> [TASK TO CARRY OUT]: Up to and including the line with "const X_MAX_PM = 2.136;", write out the listing from its first line, minus the pictures.

> [COLLECTED MATERIAL]:
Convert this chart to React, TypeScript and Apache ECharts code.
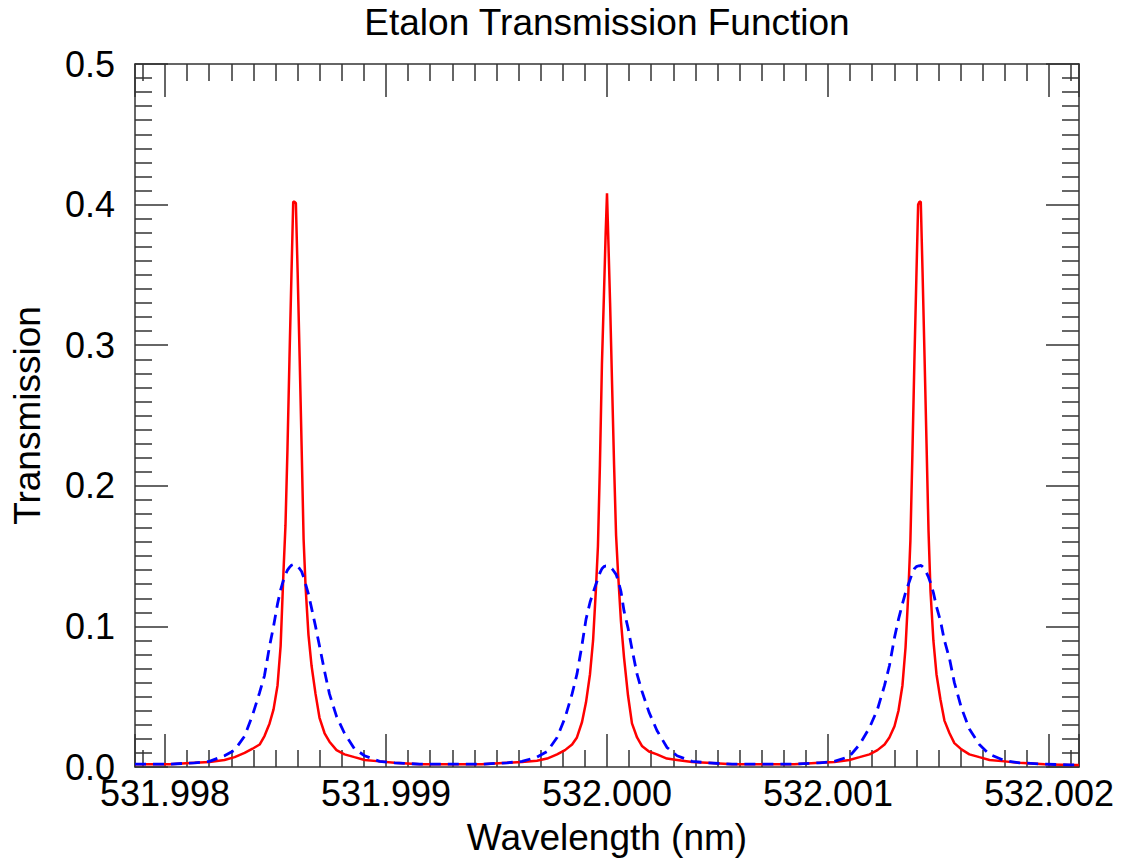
import React, { useEffect, useRef } from "react";
import * as echarts from "echarts";

// Wavelength axis values are stored as offsets from 532 nm, in picometres.
const CENTER_NM = 532;
const X_MIN_PM = -2.136;
const X_MAX_PM = 2.136;

const wavelengthOffsetPm: number[] = [
  // left peak
  -2.136, -2.093, -1.98, -1.866, -1.799, -1.731, -1.685, -1.64, -1.604, -1.572, -1.55, -1.527, -1.509, -1.491,
  -1.477, -1.464, -1.455, -1.446, -1.437, -1.428, -1.42, -1.414, -1.408, -1.4, -1.391, -1.382, -1.373, -1.364,
  -1.351, -1.337, -1.319, -1.301, -1.278, -1.256, -1.224, -1.188, -1.143, -1.097, -1.029, -0.962, -0.848,
  -0.707,
  // centre peak
  -0.566, -0.452, -0.385, -0.317, -0.271, -0.226, -0.19, -0.158, -0.136, -0.113, -0.095, -0.077, -0.063, -0.05,
  -0.041, -0.032, -0.023, -0.014, -0.006, 0, 0.006, 0.014, 0.023, 0.032, 0.041, 0.05, 0.063, 0.077, 0.095, 0.113,
  0.136, 0.158, 0.19, 0.226, 0.271, 0.317, 0.385, 0.452, 0.566,
  0.707,
  // right peak
  0.848, 0.962, 1.029, 1.097, 1.143, 1.188, 1.224, 1.256, 1.278, 1.301, 1.319, 1.337, 1.351, 1.364, 1.373, 1.382,
  1.391, 1.4, 1.408, 1.414, 1.42, 1.428, 1.437, 1.446, 1.455, 1.464, 1.477, 1.491, 1.509, 1.527, 1.55, 1.572,
  1.604, 1.64, 1.685, 1.731, 1.799, 1.866, 1.98, 2.093, 2.136,
];

// Red solid curve
const transmissionRed: number[] = [
  // left peak
  0.002, 0.002, 0.002, 0.003, 0.0035, 0.005, 0.007, 0.01, 0.013, 0.016, 0.022, 0.031, 0.041, 0.058,
  0.086, 0.139, 0.172, 0.226, 0.29, 0.35, 0.402, 0.402, 0.401, 0.352, 0.292, 0.228, 0.162, 0.128,
  0.094, 0.072, 0.052, 0.035, 0.024, 0.018, 0.012, 0.009, 0.007, 0.005, 0.004, 0.003, 0.002,
  0.002,
  // centre peak
  0.002, 0.003, 0.0035, 0.0045, 0.006, 0.009, 0.012, 0.016, 0.021, 0.032, 0.046, 0.066, 0.09, 0.127,
  0.157, 0.215, 0.286, 0.335, 0.38, 0.408, 0.375, 0.33, 0.272, 0.215, 0.165, 0.138, 0.104, 0.078, 0.051, 0.031,
  0.021, 0.015, 0.011, 0.009, 0.006, 0.005, 0.0035, 0.003, 0.002,
  0.002,
  // right peak
  0.002, 0.003, 0.0035, 0.005, 0.007, 0.009, 0.012, 0.016, 0.021, 0.029, 0.04, 0.058, 0.085, 0.125, 0.161, 0.222,
  0.288, 0.348, 0.4, 0.402, 0.402, 0.352, 0.292, 0.23, 0.168, 0.125, 0.09, 0.066, 0.048, 0.033, 0.024, 0.017,
  0.0125, 0.009, 0.007, 0.005, 0.004, 0.003, 0.002, 0.0015, 0.0015,
];

// Blue dashed curve
const transmissionBlue: number[] = [
  // left peak
  0.002, 0.002, 0.002, 0.003, 0.004, 0.008, 0.012, 0.022, 0.037, 0.053, 0.065, 0.086, 0.1, 0.116,
  0.126, 0.133, 0.137, 0.14, 0.142, 0.1435, 0.144, 0.144, 0.1435, 0.143, 0.141, 0.139, 0.135, 0.13,
  0.123, 0.113, 0.1, 0.086, 0.068, 0.052, 0.036, 0.024, 0.013, 0.008, 0.004, 0.003, 0.002,
  0.002,
  // centre peak
  0.002, 0.003, 0.004, 0.007, 0.011, 0.021, 0.035, 0.052, 0.066, 0.087, 0.105, 0.117, 0.124, 0.13,
  0.134, 0.138, 0.141, 0.1425, 0.143, 0.143, 0.143, 0.142, 0.141, 0.139, 0.137, 0.133, 0.125, 0.111, 0.099, 0.084,
  0.066, 0.054, 0.039, 0.026, 0.014, 0.008, 0.004, 0.003, 0.002,
  0.002,
  // right peak
  0.002, 0.003, 0.004, 0.0075, 0.016, 0.028, 0.041, 0.058, 0.072, 0.092, 0.105, 0.116, 0.124, 0.13, 0.134, 0.138,
  0.141, 0.1425, 0.143, 0.143, 0.1435, 0.1425, 0.141, 0.138, 0.135, 0.131, 0.124, 0.114, 0.104, 0.09, 0.077, 0.06,
  0.042, 0.027, 0.016, 0.009, 0.0045, 0.003, 0.002, 0.0015, 0.0015,
];

const yTicks = { min: 0, max: 0.5, interval: 0.1 };

const FONT = "'Liberation Sans', Helvetica, Arial, sans-serif";
const AXIS_COLOR = "#333333";

export default function App() {
  const ref = useRef<HTMLDivElement>(null);

  useEffect(() => {
    if (!ref.current) return;
    const chart = echarts.init(ref.current, undefined, { renderer: "svg" });

    const redData = wavelengthOffsetPm.map((x, i) => [x, transmissionRed[i]]);
    const blueData = wavelengthOffsetPm.map((x, i) => [x, transmissionBlue[i]]);

    const axisLine = { show: true, onZero: false, lineStyle: { color: AXIS_COLOR, width: 1.5 } };
    const axisTick = { show: true, inside: true, length: 33, lineStyle: { color: AXIS_COLOR, width: 1.5 } };
    const minorTick = { show: true, splitNumber: 10, length: 17, lineStyle: { color: AXIS_COLOR, width: 1.5 } };

    const xBase = {
      type: "value" as const,
      min: X_MIN_PM,
      max: X_MAX_PM,
      axisLine,
      axisTick,
      minorTick,
      splitLine: { show: false },
      minorSplitLine: { show: false },
    };
    const yBase = {
      type: "value" as const,
      min: yTicks.min,
      max: yTicks.max,
      interval: yTicks.interval,
      axisLine,
      axisTick,
      minorTick,
      splitLine: { show: false },
      minorSplitLine: { show: false },
    };

    chart.setOption({
      animation: false,
      backgroundColor: "#ffffff",
      title: {
        text: "Etalon Transmission Function",
        left: 607,
        textAlign: "center",
        top: 8,
        padding: 0,
        textStyle: { fontFamily: FONT, fontSize: 37, lineHeight: 29, fontWeight: "normal", color: "#000" },
      },
      grid: {
        left: 135,
        right: 43,
        top: 64,
        bottom: 96,
        containLabel: false,
        outerBoundsMode: "none",
      },
      xAxis: [
        {
          ...xBase,
          position: "bottom",
          name: "Wavelength (nm)",
          nameLocation: "middle",
          nameGap: 52,
          nameTextStyle: { fontFamily: FONT, fontSize: 37, color: "#000" },
          axisLabel: {
            show: true,
            margin: 8,
            fontFamily: FONT,
            fontSize: 36,
            color: "#000",
            showMinLabel: false,
            showMaxLabel: false,
            formatter: (v: number) => (CENTER_NM + v / 1000).toFixed(3),
          },
        },
        { ...xBase, position: "top", axisLabel: { show: false } },
      ],
      yAxis: [
        {
          ...yBase,
          position: "left",
          name: "Transmission",
          nameLocation: "middle",
          nameGap: 89,
          nameTextStyle: { fontFamily: FONT, fontSize: 37, color: "#000" },
          axisLabel: {
            show: true,
            margin: 20,
            fontFamily: FONT,
            fontSize: 36,
            color: "#000",
            formatter: (v: number) => v.toFixed(1),
          },
        },
        { ...yBase, position: "right", axisLabel: { show: false } },
      ],
      series: [
        {
          type: "line",
          name: "red",
          xAxisIndex: 0,
          yAxisIndex: 0,
          data: redData,
          showSymbol: false,
          symbol: "none",
          lineStyle: { color: "#ff0000", width: 2.5 },
          z: 2,
        },
        {
          type: "line",
          name: "blue",
          xAxisIndex: 0,
          yAxisIndex: 0,
          data: blueData,
          showSymbol: false,
          symbol: "none",
          lineStyle: { color: "#0000ff", width: 2.8, type: [11, 7] },
          z: 3,
        },
      ],
    });

    return () => chart.dispose();
  }, []);

  return (
    <div
      ref={ref}
      style={{ position: "absolute", left: 0, top: 0, width: 1122, height: 863 }}
    />
  );
}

> [RESPONSE]:
Convert this chart to React, TypeScript and Apache ECharts code.
import React, { useEffect, useRef } from "react";
import * as echarts from "echarts";

// Wavelength axis values are stored as offsets from 532 nm, in picometres.
const CENTER_NM = 532;
const X_MIN_PM = -2.136;
const X_MAX_PM = 2.136;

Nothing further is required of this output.